A higher South African rand versus the U.S. dollar was to blame for lowering Sibanye Gold’s (NYSE:SBGL) net operating profit in the first quarter.
The Libanon-based gold and platinum producer said the rand gold price slipped 14% compared to the year-ago quarter due to a 16% appreciation in the rand against the dollar, between Q1 2016 and Q1 2017. That caused the company’s operating margin for its gold division to fall from 38% to 18%.
Meanwhile gold production was dented by about 30,000 ounces due to the closure of Cooke 4 shaft at the Cooke underground mine in Gauteng province. Lower grades at the Kloof mine and reduction in throughput at its Driefontein mine contributed to all-in-sustaining costs growing to R493,872/kg from R454,282/kg.
“The continuous operational under-performance of Beatrix 4 shaft and the Cooke underground operations is currently under review,” the company said in its Q1 2017 report.
The challenges in its gold division were somewhat offset by improvements at its platinum operations.
Sibanye said Rustenburg Platinum and Aquarius Platinum doubled the division’s operating profit to R243m from R114.4m, comparing Q1 2016 and 2017 Q1s. It also said Rustenburg Platinum’s unit operating costs dropped by 12%.
However investors were not impressed enough to keep the stock in the black. At end of trading Thursday, SBGL was down 4.36% to close at $7.45 a share in New York.

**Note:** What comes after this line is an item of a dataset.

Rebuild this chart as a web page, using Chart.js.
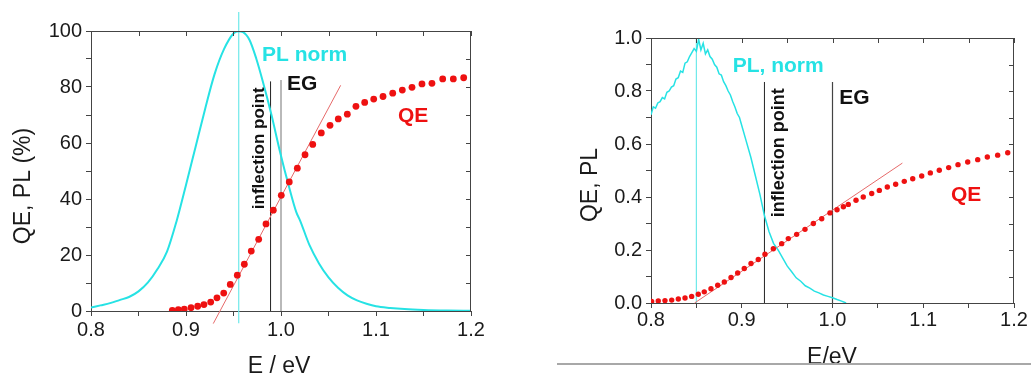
<!DOCTYPE html>
<html lang="en">
<head>
  <meta charset="UTF-8">
  <title>QE and PL vs photon energy</title>
  <script src="https://cdn.jsdelivr.net/npm/chart.js"></script>
  <style>
    body { margin: 0; background: #fff; }
    #wrap { position: relative; width: 1031px; height: 376px; overflow: hidden; }
    canvas { position: absolute; top: 0; }
    #left { left: 0; }
    #right { left: 540px; }
    #rule { position: absolute; left: 557px; top: 363px; width: 474px; height: 13px; background: #fff; border-top: 2px solid #a8a8a8; }
  </style>
</head>
<body>
<div id="wrap">
  <canvas id="left" width="520" height="376"></canvas>
  <canvas id="right" width="491" height="376"></canvas>
  <div id="rule"></div>
</div>
<script>
  // ---- left panel (QE, PL in %) ----
  const plE = [0.800, 0.810, 0.820, 0.830, 0.840, 0.850, 0.860, 0.870, 0.880, 0.890, 0.900, 0.910, 0.920, 0.930, 0.940, 0.950, 0.955, 0.960, 0.967, 0.974, 0.981, 0.990, 0.999, 1.008, 1.016, 1.020, 1.030, 1.040, 1.050, 1.060, 1.070, 1.080, 1.090, 1.100, 1.115, 1.130, 1.150, 1.175, 1.200];
  const plVal = [1.2, 2.0, 2.8, 3.9, 5.0, 7.0, 10.2, 15.0, 21.2, 32.0, 45.0, 58.5, 72.0, 84.5, 93.5, 99.1, 99.9, 99.6, 96.7, 90.1, 81.8, 70.0, 56.8, 44.9, 35.4, 32.4, 23.5, 17.0, 12.0, 8.3, 5.6, 3.8, 2.6, 1.7, 1.1, 0.7, 0.4, 0.2, 0.1];

  const qeE = [0.8856, 0.8919, 0.8982, 0.9053, 0.9123, 0.9189, 0.9260, 0.9326, 0.9397, 0.9466, 0.9540, 0.9614, 0.9687, 0.9765, 0.9842, 0.9919, 1.0003, 1.0087, 1.0172, 1.0253, 1.0334, 1.0424, 1.0516, 1.0603, 1.0698, 1.0789, 1.0881, 1.0976, 1.1074, 1.1176, 1.1277, 1.1379, 1.1484, 1.1589, 1.1702, 1.1814, 1.1923];
  const qeVal = [0.25, 0.5, 0.7, 1.2, 1.7, 2.3, 3.2, 4.7, 6.4, 9.5, 12.8, 16.7, 21.4, 25.6, 31.1, 36.0, 41.3, 46.1, 51.0, 55.8, 59.5, 63.6, 66.3, 68.6, 70.3, 73.1, 74.5, 75.7, 76.6, 77.8, 78.9, 79.9, 81.1, 81.3, 82.9, 82.9, 83.3];

  const fitE = [0.9287, 1.0628];
  const fitVal = [-4.5, 80.6];
  const peakE = 0.9555;
  const peakSpan = [-4.4, 106.8];
  const inflE = 0.989;
  const inflSpan = [0, 82];
  const egE = 1.0;
  const egSpan = [0, 82.5];
  const leftTicksY = [0, 100];

  // ---- right panel (QE, PL normalised) ----
  const pl2E = [0.8000, 0.8025, 0.8050, 0.8075, 0.8100, 0.8125, 0.8150, 0.8175, 0.8200, 0.8225, 0.8250, 0.8275, 0.8300, 0.8325, 0.8350, 0.8375, 0.8400, 0.8425, 0.8450, 0.8475, 0.8500, 0.8525, 0.8550, 0.8575, 0.8600, 0.8625, 0.8650, 0.8675, 0.8700, 0.8725, 0.8750, 0.8775, 0.8800, 0.8825, 0.8850, 0.8875, 0.8900, 0.8925, 0.8950, 0.8975, 0.9000, 0.905, 0.910, 0.915, 0.920, 0.925, 0.930, 0.935, 0.940, 0.945, 0.950, 0.955, 0.960, 0.965, 0.970, 0.975, 0.980, 0.985, 0.990, 0.995, 1.000, 1.005, 1.010, 1.015];
  const pl2Val = [0.71, 0.74, 0.735, 0.755, 0.76, 0.775, 0.77, 0.795, 0.80, 0.815, 0.82, 0.845, 0.85, 0.875, 0.87, 0.905, 0.91, 0.93, 0.945, 0.96, 0.95, 0.995, 0.955, 0.98, 0.94, 0.955, 0.93, 0.92, 0.90, 0.89, 0.865, 0.86, 0.835, 0.82, 0.80, 0.785, 0.76, 0.74, 0.715, 0.70, 0.67, 0.61, 0.55, 0.48, 0.41, 0.33, 0.27, 0.225, 0.20, 0.17, 0.14, 0.118, 0.095, 0.082, 0.065, 0.056, 0.045, 0.038, 0.03, 0.025, 0.02, 0.013, 0.007, 0.0];

  const qe2E = [0.8007, 0.8080, 0.8154, 0.8228, 0.8301, 0.8375, 0.8448, 0.8521, 0.8587, 0.8661, 0.8735, 0.8808, 0.8882, 0.8955, 0.9028, 0.9102, 0.9182, 0.9256, 0.9348, 0.9440, 0.9513, 0.9605, 0.9697, 0.9789, 0.9881, 0.9972, 1.0050, 1.0120, 1.0174, 1.0259, 1.0339, 1.0432, 1.0516, 1.0604, 1.0696, 1.0791, 1.0884, 1.0983, 1.1078, 1.1177, 1.1280, 1.1383, 1.1490, 1.1600, 1.1706, 1.1820, 1.1931];
  const qe2Val = [0.006, 0.008, 0.009, 0.011, 0.015, 0.019, 0.025, 0.033, 0.042, 0.054, 0.067, 0.079, 0.096, 0.113, 0.130, 0.149, 0.164, 0.184, 0.205, 0.224, 0.243, 0.259, 0.278, 0.300, 0.318, 0.340, 0.352, 0.363, 0.372, 0.388, 0.400, 0.413, 0.425, 0.438, 0.448, 0.459, 0.469, 0.479, 0.491, 0.501, 0.511, 0.522, 0.532, 0.541, 0.551, 0.558, 0.567];

  const fit2E = [0.848, 1.077];
  const fit2Val = [0.0, 0.528];
  const peak2E = 0.85;
  const peak2Span = [0, 1.0];
  const infl2E = 0.925;
  const infl2Span = [0, 0.834];
  const eg2E = 1.0;
  const eg2Span = [0, 0.834];

  const FONT = '"Liberation Sans", Arial, sans-serif';
  const CYAN = '#26e2e4';
  const RED = '#ee1111';

  const pts = (xs, ys) => xs.map((x, i) => ({ x: x, y: ys[i] }));
  const vline = (x, span) => [{ x: x, y: span[0] }, { x: x, y: span[1] }];

  // frame (top/right axis with inward ticks), text notes and axis titles
  const notesPlugin = {
    id: 'notes',
    afterDraw(chart, args, opts) {
      const { ctx, chartArea: a, scales: { x, y } } = chart;
      ctx.save();
      ctx.strokeStyle = '#444';
      ctx.lineWidth = 1;
      ctx.beginPath();
      ctx.moveTo(a.left, a.top + 0.5);
      ctx.lineTo(a.right - 0.5, a.top + 0.5);
      ctx.lineTo(a.right - 0.5, a.bottom);
      x.ticks.forEach(t => {
        const px = Math.round(x.getPixelForValue(t.value)) + 0.5;
        ctx.moveTo(px, a.top);
        ctx.lineTo(px, a.top + 5);
      });
      y.ticks.forEach(t => {
        const py = Math.round(y.getPixelForValue(t.value)) + 0.5;
        ctx.moveTo(a.right, py);
        ctx.lineTo(a.right - 5, py);
      });
      ctx.stroke();

      opts.notes.forEach(n => {
        ctx.save();
        ctx.font = n.font;
        ctx.fillStyle = n.color;
        ctx.textBaseline = 'middle';
        ctx.textAlign = n.rotate ? 'center' : 'left';
        ctx.translate(x.getPixelForValue(n.x), y.getPixelForValue(n.y));
        if (n.rotate) ctx.rotate(-Math.PI / 2);
        ctx.fillText(n.text, 0, 0);
        ctx.restore();
      });

      ctx.font = '23px ' + FONT;
      ctx.fillStyle = '#1a1a1a';
      ctx.textAlign = 'center';
      ctx.textBaseline = 'middle';
      ctx.fillText(opts.xTitle.text, opts.xTitle.x, opts.xTitle.y);
      ctx.translate(opts.yTitle.x, opts.yTitle.y);
      ctx.rotate(-Math.PI / 2);
      ctx.fillText(opts.yTitle.text, 0, 0);
      ctx.restore();
    }
  };

  function makeChart(id, cfg) {
    return new Chart(document.getElementById(id), {
      type: 'scatter',
      data: {
        datasets: [
          { data: cfg.qe, showLine: false, pointRadius: cfg.dot, pointBackgroundColor: RED, pointBorderWidth: 0, order: 0 },
          { data: cfg.fit, showLine: true, pointRadius: 0, borderColor: '#e66a6a', borderWidth: 1, clip: false, order: 1 },
          { data: cfg.pl, showLine: true, pointRadius: 0, borderColor: CYAN, borderWidth: cfg.plWidth, cubicInterpolationMode: cfg.smooth ? 'monotone' : 'default', order: 2 },
          { data: cfg.peak, showLine: true, pointRadius: 0, borderColor: '#6ee9ea', borderWidth: 1.2, clip: false, order: 3 },
          { data: cfg.infl, showLine: true, pointRadius: 0, borderColor: '#222', borderWidth: 1, order: 3 },
          { data: cfg.eg, showLine: true, pointRadius: 0, borderColor: cfg.egColor, borderWidth: 1.2, order: 3 }
        ]
      },
      options: {
        responsive: false,
        animation: false,
        devicePixelRatio: 1,
        layout: { padding: cfg.pad },
        plugins: {
          legend: { display: false },
          tooltip: { enabled: false },
          notes: cfg.notes
        },
        scales: {
          x: {
            type: 'linear', min: 0.8, max: 1.2,
            ticks: {
              stepSize: 0.05, autoSkip: false, maxRotation: 0, padding: cfg.xPad,
              color: '#1a1a1a', font: { family: FONT, size: 20 },
              callback: v => (Math.round(v * 100) % 10 === 0 ? v.toFixed(1) : '')
            },
            grid: { drawOnChartArea: false, tickLength: 5, tickColor: '#444' },
            border: { color: '#444', width: 1 },
            afterFit: s => { s.height = cfg.xHeight; }
          },
          y: {
            type: 'linear', min: cfg.yMin, max: cfg.yMax,
            ticks: {
              stepSize: cfg.yStep, autoSkip: false, padding: 4,
              color: '#1a1a1a', font: { family: FONT, size: 20 },
              callback: cfg.yLabel
            },
            grid: { drawOnChartArea: false, tickLength: 5, tickColor: '#444' },
            border: { color: '#444', width: 1 },
            afterFit: s => { s.width = cfg.yWidth; }
          }
        }
      },
      plugins: [notesPlugin]
    });
  }

  makeChart('left', {
    qe: pts(qeE, qeVal), fit: pts(fitE, fitVal), pl: pts(plE, plVal),
    peak: vline(peakE, peakSpan), infl: vline(inflE, inflSpan), eg: vline(egE, egSpan),
    dot: 3.4, plWidth: 2, smooth: true, egColor: '#8a8a8a',
    pad: { top: 31, right: 49, left: 0, bottom: 0 },
    xHeight: 65, yWidth: 91, xPad: 2,
    yMin: leftTicksY[0], yMax: leftTicksY[1], yStep: 10,
    yLabel: v => (Math.round(v) % 20 === 0 ? String(Math.round(v)) : ''),
    notes: {
      notes: [
        { text: 'PL norm', x: 0.980, y: 91.5, color: CYAN, font: 'bold 21px ' + FONT },
        { text: 'EG', x: 1.0063, y: 81, color: '#111', font: 'bold 21px ' + FONT },
        { text: 'QE', x: 1.1232, y: 69.7, color: RED, font: 'bold 21px ' + FONT },
        { text: 'inflection point', x: 0.9768, y: 58.1, color: '#111', font: 'bold 17px ' + FONT, rotate: true }
      ],
      xTitle: { text: 'E / eV', x: 279, y: 367 },
      yTitle: { text: 'QE, PL (%)', x: 24, y: 186 }
    }
  });

  makeChart('right', {
    qe: pts(qe2E, qe2Val), fit: pts(fit2E, fit2Val), pl: pts(pl2E, pl2Val),
    peak: vline(peak2E, peak2Span), infl: vline(infl2E, infl2Span), eg: vline(eg2E, eg2Span),
    dot: 2.7, plWidth: 1.5, smooth: false, egColor: '#444',
    pad: { top: 38, right: 17, left: 0, bottom: 0 },
    xHeight: 73, yWidth: 111, xPad: 0,
    yMin: 0, yMax: 1, yStep: 0.1,
    yLabel: v => (Math.round(v * 10) % 2 === 0 ? v.toFixed(1) : ''),
    notes: {
      notes: [
        { text: 'PL, norm', x: 0.890, y: 0.893, color: CYAN, font: 'bold 21px ' + FONT },
        { text: 'EG', x: 1.0075, y: 0.772, color: '#111', font: 'bold 21px ' + FONT },
        { text: 'QE', x: 1.1306, y: 0.405, color: RED, font: 'bold 21px ' + FONT },
        { text: 'inflection point', x: 0.941, y: 0.567, color: '#111', font: 'bold 18px ' + FONT, rotate: true }
      ],
      xTitle: { text: 'E/eV', x: 292, y: 358 },
      yTitle: { text: 'QE, PL', x: 51, y: 185 }
    }
  });
</script>
</body>
</html>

In December Sibanye Gold bought Stillwater Mining, the only U.S. platinum producer, in a cash deal worth $2.2 billion. Sibanye, the biggest gold producer in South Africa, spent most of 2016 shopping for new mines, particularly in the platinum sector. In 2015, it made its first incursion in the market by acquiring Aquarius Platinum and three Anglo American Platinum mines.